What you have to do:
Pictures are not part of the copy. Give again exactly the lines from the one with "Recreate this image as a Python" to the one with "plt.rcParams['mathtext.default'] = 'regular'", inclusive.

· · · · · · ·

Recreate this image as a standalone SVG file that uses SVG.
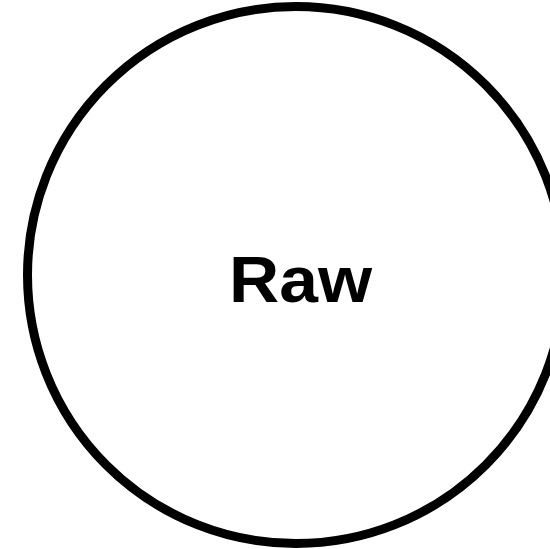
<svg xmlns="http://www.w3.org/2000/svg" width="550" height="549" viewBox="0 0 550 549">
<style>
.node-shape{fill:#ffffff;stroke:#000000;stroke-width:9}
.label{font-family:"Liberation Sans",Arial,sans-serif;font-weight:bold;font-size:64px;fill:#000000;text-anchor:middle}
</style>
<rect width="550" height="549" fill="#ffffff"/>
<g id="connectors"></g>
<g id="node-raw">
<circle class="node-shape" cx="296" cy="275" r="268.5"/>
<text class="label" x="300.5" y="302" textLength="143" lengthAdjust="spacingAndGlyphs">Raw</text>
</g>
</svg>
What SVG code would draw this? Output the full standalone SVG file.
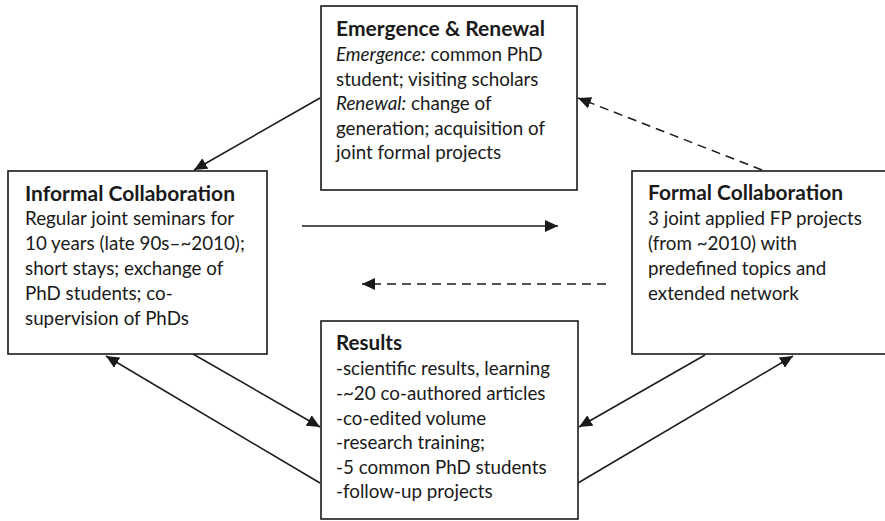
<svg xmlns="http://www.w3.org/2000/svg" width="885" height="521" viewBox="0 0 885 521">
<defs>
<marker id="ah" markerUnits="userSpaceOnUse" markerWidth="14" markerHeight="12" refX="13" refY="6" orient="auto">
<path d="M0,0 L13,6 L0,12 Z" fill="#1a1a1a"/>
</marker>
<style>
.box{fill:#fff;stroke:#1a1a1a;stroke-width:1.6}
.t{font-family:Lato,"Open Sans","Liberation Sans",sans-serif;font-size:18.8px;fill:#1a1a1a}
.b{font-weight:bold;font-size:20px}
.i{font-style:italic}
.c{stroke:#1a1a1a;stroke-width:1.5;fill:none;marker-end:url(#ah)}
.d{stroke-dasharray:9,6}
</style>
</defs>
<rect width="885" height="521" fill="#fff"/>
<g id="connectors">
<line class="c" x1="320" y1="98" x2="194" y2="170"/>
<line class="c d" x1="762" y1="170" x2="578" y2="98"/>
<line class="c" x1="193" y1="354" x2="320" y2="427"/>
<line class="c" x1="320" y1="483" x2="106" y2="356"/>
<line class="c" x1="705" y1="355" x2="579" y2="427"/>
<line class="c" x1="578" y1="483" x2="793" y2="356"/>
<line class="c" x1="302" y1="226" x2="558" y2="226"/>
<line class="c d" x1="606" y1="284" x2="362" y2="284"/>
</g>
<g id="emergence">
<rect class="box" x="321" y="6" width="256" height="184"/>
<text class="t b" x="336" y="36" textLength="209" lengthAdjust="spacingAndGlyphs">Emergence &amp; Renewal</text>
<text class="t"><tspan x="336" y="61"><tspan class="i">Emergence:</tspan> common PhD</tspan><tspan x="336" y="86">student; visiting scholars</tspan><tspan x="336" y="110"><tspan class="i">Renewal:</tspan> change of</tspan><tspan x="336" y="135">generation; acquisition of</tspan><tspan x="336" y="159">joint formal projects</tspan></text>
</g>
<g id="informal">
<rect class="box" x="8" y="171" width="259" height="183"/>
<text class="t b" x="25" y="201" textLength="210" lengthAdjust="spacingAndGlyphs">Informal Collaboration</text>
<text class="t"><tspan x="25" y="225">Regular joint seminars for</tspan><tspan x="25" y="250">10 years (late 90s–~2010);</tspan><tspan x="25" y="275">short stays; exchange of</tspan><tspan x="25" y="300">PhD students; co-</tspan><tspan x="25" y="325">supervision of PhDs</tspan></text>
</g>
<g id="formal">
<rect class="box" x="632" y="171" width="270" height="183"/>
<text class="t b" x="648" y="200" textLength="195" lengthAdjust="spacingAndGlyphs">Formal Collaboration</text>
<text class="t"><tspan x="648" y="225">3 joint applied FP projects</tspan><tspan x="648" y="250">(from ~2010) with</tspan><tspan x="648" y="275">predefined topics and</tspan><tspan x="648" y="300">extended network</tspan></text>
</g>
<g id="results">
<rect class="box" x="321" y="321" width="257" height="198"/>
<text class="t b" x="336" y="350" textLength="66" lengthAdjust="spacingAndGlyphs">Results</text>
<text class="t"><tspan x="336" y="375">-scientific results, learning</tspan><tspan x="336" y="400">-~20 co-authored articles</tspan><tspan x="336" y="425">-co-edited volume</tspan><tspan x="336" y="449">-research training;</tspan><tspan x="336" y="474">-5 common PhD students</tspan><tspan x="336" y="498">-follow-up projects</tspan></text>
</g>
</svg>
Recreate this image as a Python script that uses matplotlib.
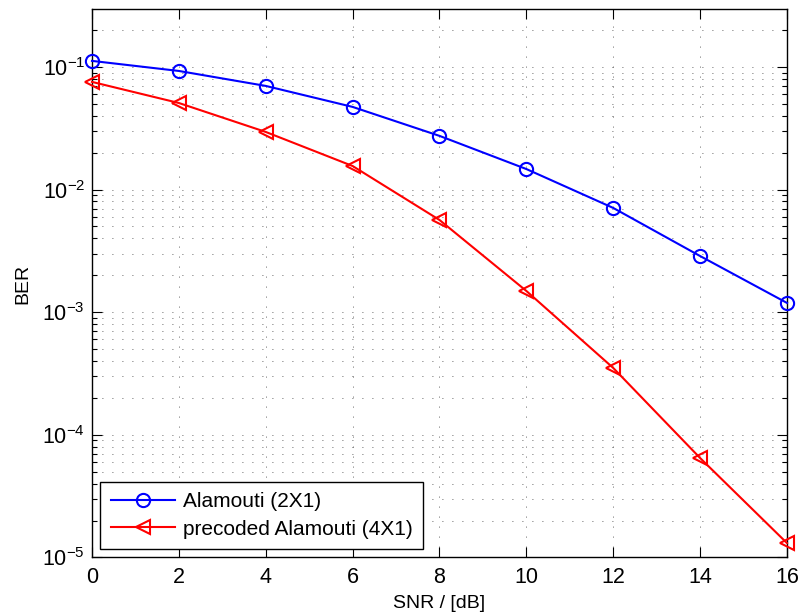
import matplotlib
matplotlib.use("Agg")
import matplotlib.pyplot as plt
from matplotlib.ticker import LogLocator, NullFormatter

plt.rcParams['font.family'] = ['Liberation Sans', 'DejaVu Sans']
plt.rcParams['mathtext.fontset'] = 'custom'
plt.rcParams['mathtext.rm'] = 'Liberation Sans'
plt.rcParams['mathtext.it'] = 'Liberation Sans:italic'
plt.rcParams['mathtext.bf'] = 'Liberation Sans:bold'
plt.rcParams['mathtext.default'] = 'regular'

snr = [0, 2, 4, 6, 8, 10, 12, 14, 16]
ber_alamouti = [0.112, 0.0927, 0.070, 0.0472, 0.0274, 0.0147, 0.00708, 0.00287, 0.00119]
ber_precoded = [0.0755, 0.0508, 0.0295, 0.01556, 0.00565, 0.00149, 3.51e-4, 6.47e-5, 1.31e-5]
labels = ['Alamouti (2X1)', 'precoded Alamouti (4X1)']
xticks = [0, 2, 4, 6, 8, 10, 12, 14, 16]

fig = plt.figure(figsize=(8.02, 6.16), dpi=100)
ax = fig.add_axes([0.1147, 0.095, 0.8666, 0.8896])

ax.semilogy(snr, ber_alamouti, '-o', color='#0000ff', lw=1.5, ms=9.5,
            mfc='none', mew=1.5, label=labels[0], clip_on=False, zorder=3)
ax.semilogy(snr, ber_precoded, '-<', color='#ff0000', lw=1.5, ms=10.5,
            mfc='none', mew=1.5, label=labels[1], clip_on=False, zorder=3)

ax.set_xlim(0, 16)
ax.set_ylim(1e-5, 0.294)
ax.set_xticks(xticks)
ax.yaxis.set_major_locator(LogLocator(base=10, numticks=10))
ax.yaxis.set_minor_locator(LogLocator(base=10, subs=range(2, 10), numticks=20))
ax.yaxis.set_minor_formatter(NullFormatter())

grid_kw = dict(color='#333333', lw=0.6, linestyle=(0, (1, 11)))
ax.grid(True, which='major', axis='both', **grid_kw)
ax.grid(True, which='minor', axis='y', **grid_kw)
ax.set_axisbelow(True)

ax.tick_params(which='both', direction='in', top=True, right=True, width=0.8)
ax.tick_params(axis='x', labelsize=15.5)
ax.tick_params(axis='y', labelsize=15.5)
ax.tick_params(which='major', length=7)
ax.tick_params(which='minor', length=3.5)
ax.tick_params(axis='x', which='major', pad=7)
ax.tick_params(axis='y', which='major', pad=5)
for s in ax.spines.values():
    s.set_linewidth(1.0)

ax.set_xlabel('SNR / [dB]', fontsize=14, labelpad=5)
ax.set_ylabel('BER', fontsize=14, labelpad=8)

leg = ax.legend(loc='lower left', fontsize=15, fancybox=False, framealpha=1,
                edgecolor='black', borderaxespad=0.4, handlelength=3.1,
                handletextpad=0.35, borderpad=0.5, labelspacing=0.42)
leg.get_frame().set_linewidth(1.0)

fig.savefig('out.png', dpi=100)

· · · · · · ·

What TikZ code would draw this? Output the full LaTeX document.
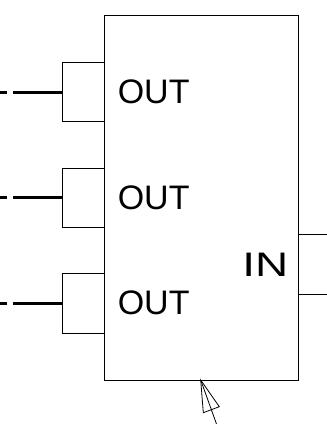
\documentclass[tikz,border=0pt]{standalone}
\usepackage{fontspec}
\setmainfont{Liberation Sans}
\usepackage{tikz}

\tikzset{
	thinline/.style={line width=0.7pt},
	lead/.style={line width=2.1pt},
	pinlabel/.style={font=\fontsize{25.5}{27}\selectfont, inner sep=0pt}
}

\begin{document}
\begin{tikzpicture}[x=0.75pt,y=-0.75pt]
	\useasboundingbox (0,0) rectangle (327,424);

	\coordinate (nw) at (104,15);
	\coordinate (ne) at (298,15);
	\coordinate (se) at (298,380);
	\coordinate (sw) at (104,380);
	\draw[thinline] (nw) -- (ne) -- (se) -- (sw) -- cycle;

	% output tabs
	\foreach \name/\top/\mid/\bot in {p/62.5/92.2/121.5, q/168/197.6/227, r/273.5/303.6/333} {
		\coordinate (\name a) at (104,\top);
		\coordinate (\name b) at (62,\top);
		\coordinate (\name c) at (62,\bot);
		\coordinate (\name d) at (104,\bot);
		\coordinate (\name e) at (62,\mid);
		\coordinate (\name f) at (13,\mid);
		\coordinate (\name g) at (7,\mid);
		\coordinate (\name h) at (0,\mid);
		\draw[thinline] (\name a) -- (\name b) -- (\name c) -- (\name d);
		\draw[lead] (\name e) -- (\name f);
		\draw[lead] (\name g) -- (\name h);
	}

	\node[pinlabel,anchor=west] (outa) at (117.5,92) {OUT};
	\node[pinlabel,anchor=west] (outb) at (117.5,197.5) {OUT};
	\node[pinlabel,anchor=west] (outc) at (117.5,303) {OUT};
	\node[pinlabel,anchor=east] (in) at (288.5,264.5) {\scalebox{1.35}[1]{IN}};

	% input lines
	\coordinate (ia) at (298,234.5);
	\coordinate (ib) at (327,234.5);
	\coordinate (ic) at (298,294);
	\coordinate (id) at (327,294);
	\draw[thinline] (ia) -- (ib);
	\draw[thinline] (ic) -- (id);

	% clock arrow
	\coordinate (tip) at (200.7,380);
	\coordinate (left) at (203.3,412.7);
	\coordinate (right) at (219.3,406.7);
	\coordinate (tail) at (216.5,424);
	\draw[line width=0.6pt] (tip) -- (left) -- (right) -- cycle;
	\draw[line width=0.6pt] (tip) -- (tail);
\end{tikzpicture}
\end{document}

· · · · · · ·

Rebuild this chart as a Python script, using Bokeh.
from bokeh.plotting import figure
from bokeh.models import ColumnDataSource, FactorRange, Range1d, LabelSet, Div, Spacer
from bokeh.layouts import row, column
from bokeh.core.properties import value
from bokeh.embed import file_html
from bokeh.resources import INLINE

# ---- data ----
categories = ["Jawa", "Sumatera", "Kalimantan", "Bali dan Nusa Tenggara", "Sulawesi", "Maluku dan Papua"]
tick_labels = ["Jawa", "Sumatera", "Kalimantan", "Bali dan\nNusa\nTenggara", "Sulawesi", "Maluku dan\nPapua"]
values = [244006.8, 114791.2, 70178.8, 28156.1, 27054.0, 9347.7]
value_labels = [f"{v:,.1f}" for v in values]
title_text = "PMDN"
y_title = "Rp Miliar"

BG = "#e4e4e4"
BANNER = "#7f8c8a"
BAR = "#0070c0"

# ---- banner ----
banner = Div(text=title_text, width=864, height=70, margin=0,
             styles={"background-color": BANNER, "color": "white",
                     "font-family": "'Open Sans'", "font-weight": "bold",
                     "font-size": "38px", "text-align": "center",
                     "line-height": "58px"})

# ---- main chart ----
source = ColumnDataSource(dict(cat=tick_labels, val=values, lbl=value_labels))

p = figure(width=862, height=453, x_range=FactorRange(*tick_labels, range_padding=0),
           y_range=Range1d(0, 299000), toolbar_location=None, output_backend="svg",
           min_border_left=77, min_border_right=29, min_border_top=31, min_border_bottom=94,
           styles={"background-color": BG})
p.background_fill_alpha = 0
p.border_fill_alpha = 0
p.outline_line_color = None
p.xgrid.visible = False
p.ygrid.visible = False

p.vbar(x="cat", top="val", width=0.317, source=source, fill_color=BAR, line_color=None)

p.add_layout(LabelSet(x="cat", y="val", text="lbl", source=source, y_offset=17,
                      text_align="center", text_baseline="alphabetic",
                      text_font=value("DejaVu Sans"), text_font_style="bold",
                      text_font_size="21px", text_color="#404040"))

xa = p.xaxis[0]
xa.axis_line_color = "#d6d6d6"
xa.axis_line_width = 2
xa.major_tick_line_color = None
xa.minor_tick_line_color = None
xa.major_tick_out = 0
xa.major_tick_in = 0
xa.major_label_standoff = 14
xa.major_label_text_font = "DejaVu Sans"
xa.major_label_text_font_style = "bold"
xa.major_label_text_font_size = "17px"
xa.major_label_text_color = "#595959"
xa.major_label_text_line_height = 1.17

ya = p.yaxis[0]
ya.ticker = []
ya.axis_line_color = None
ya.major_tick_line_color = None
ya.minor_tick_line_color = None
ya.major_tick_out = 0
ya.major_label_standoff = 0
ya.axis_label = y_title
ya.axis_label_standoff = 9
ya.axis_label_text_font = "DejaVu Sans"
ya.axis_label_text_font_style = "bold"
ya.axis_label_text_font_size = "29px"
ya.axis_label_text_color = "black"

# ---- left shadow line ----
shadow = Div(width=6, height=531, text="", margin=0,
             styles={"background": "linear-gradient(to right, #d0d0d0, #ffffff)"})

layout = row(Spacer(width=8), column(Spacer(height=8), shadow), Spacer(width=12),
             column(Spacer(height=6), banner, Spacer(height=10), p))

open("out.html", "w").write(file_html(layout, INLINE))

· · · · · · ·

Answer to this problem:
Recreate this image as a Python script that uses matplotlib.
import matplotlib
matplotlib.use("Agg")
import matplotlib.pyplot as plt
from matplotlib.ticker import LogLocator, NullFormatter

plt.rcParams['font.family'] = ['Liberation Sans', 'DejaVu Sans']
plt.rcParams['mathtext.fontset'] = 'custom'
plt.rcParams['mathtext.rm'] = 'Liberation Sans'
plt.rcParams['mathtext.it'] = 'Liberation Sans:italic'
plt.rcParams['mathtext.bf'] = 'Liberation Sans:bold'
plt.rcParams['mathtext.default'] = 'regular'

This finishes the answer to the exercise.